Stated exercise:
Write out each line word for word. Drop pictures.

Data shown:
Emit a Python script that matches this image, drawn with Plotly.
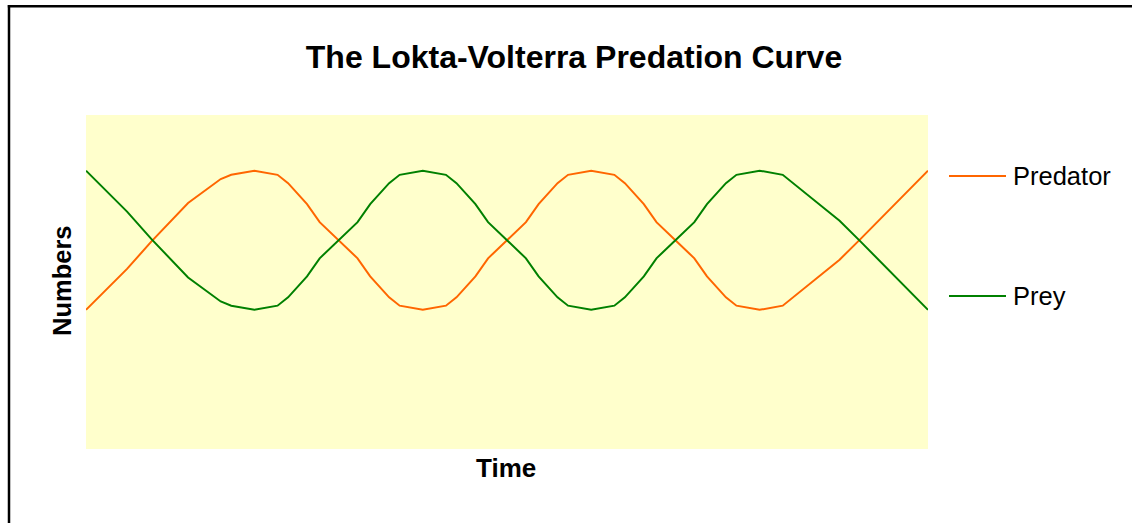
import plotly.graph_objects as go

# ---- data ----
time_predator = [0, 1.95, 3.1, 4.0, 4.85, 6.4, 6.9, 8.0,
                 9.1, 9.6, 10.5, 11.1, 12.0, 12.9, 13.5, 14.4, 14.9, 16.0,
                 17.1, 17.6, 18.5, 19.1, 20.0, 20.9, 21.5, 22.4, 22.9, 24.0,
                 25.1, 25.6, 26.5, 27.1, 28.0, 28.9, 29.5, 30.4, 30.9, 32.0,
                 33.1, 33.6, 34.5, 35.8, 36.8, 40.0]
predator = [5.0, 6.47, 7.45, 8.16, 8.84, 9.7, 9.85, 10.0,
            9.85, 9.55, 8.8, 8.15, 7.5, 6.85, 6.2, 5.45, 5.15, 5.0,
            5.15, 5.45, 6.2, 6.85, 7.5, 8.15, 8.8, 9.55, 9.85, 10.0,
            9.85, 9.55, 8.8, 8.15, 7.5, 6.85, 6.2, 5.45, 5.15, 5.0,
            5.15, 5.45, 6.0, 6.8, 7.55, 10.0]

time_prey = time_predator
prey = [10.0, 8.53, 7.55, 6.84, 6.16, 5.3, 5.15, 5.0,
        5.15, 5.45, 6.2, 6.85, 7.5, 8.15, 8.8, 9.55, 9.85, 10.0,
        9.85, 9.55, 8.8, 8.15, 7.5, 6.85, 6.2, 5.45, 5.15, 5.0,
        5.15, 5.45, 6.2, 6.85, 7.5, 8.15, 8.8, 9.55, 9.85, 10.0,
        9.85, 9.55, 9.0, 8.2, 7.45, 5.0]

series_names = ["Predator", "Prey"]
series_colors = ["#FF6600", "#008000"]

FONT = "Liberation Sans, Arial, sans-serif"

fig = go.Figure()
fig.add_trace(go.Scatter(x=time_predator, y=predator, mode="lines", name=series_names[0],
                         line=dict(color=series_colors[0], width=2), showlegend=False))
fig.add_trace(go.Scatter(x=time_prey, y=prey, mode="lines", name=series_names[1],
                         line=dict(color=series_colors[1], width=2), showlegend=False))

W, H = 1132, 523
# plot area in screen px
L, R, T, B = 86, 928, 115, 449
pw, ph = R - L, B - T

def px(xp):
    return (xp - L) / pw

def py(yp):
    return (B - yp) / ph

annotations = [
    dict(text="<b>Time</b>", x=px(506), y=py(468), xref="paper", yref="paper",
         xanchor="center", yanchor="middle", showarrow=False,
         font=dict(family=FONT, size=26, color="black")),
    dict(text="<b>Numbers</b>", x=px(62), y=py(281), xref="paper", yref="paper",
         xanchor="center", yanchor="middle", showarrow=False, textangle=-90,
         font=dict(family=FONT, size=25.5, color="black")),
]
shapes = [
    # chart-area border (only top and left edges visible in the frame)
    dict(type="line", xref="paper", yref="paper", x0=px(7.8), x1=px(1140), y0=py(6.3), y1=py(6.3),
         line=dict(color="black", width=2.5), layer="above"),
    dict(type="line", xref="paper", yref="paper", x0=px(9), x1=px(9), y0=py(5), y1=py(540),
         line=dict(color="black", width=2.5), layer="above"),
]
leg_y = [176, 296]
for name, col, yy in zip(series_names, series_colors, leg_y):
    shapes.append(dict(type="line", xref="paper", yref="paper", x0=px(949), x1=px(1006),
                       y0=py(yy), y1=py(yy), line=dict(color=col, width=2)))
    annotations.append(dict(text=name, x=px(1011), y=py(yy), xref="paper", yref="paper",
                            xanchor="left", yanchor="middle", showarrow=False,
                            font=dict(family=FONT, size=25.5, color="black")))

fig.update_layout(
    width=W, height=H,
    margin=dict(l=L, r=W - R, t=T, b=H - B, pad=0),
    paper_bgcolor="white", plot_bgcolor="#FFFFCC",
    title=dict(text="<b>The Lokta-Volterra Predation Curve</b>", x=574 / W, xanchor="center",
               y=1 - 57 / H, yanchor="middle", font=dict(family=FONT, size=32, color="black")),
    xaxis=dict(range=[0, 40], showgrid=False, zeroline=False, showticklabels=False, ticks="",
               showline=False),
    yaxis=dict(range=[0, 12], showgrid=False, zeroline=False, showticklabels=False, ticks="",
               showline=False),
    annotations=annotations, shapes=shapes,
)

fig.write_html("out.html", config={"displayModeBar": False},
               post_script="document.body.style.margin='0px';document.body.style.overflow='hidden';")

Solved exercise:
Emit a Python script that matches this image, drawn with Plotly.
import plotly.graph_objects as go

# ---- data ----
time_predator = [0, 1.95, 3.1, 4.0, 4.85, 6.4, 6.9, 8.0,
                 9.1, 9.6, 10.5, 11.1, 12.0, 12.9, 13.5, 14.4, 14.9, 16.0,
                 17.1, 17.6, 18.5, 19.1, 20.0, 20.9, 21.5, 22.4, 22.9, 24.0,
                 25.1, 25.6, 26.5, 27.1, 28.0, 28.9, 29.5, 30.4, 30.9, 32.0,
                 33.1, 33.6, 34.5, 35.8, 36.8, 40.0]
predator = [5.0, 6.47, 7.45, 8.16, 8.84, 9.7, 9.85, 10.0,
            9.85, 9.55, 8.8, 8.15, 7.5, 6.85, 6.2, 5.45, 5.15, 5.0,
            5.15, 5.45, 6.2, 6.85, 7.5, 8.15, 8.8, 9.55, 9.85, 10.0,
            9.85, 9.55, 8.8, 8.15, 7.5, 6.85, 6.2, 5.45, 5.15, 5.0,
            5.15, 5.45, 6.0, 6.8, 7.55, 10.0]

time_prey = time_predator
prey = [10.0, 8.53, 7.55, 6.84, 6.16, 5.3, 5.15, 5.0,
        5.15, 5.45, 6.2, 6.85, 7.5, 8.15, 8.8, 9.55, 9.85, 10.0,
        9.85, 9.55, 8.8, 8.15, 7.5, 6.85, 6.2, 5.45, 5.15, 5.0,
        5.15, 5.45, 6.2, 6.85, 7.5, 8.15, 8.8, 9.55, 9.85, 10.0,
        9.85, 9.55, 9.0, 8.2, 7.45, 5.0]

series_names = ["Predator", "Prey"]
series_colors = ["#FF6600", "#008000"]

FONT = "Liberation Sans, Arial, sans-serif"

fig = go.Figure()
fig.add_trace(go.Scatter(x=time_predator, y=predator, mode="lines", name=series_names[0],
                         line=dict(color=series_colors[0], width=2), showlegend=False))
fig.add_trace(go.Scatter(x=time_prey, y=prey, mode="lines", name=series_names[1],
                         line=dict(color=series_colors[1], width=2), showlegend=False))

W, H = 1132, 523
# plot area in screen px
L, R, T, B = 86, 928, 115, 449
pw, ph = R - L, B - T

def px(xp):
    return (xp - L) / pw

def py(yp):
    return (B - yp) / ph

annotations = [
    dict(text="<b>Time</b>", x=px(506), y=py(468), xref="paper", yref="paper",
         xanchor="center", yanchor="middle", showarrow=False,
         font=dict(family=FONT, size=26, color="black")),
    dict(text="<b>Numbers</b>", x=px(62), y=py(281), xref="paper", yref="paper",
         xanchor="center", yanchor="middle", showarrow=False, textangle=-90,
         font=dict(family=FONT, size=25.5, color="black")),
]
shapes = [
    # chart-area border (only top and left edges visible in the frame)
    dict(type="line", xref="paper", yref="paper", x0=px(7.8), x1=px(1140), y0=py(6.3), y1=py(6.3),
         line=dict(color="black", width=2.5), layer="above"),
    dict(type="line", xref="paper", yref="paper", x0=px(9), x1=px(9), y0=py(5), y1=py(540),
         line=dict(color="black", width=2.5), layer="above"),
]
leg_y = [176, 296]
for name, col, yy in zip(series_names, series_colors, leg_y):
    shapes.append(dict(type="line", xref="paper", yref="paper", x0=px(949), x1=px(1006),
                       y0=py(yy), y1=py(yy), line=dict(color=col, width=2)))
    annotations.append(dict(text=name, x=px(1011), y=py(yy), xref="paper", yref="paper",
                            xanchor="left", yanchor="middle", showarrow=False,
                            font=dict(family=FONT, size=25.5, color="black")))

fig.update_layout(
    width=W, height=H,
    margin=dict(l=L, r=W - R, t=T, b=H - B, pad=0),
    paper_bgcolor="white", plot_bgcolor="#FFFFCC",
    title=dict(text="<b>The Lokta-Volterra Predation Curve</b>", x=574 / W, xanchor="center",
               y=1 - 57 / H, yanchor="middle", font=dict(family=FONT, size=32, color="black")),
    xaxis=dict(range=[0, 40], showgrid=False, zeroline=False, showticklabels=False, ticks="",
               showline=False),
    yaxis=dict(range=[0, 12], showgrid=False, zeroline=False, showticklabels=False, ticks="",
               showline=False),
    annotations=annotations, shapes=shapes,
)

fig.write_html("out.html", config={"displayModeBar": False},
               post_script="document.body.style.margin='0px';document.body.style.overflow='hidden';")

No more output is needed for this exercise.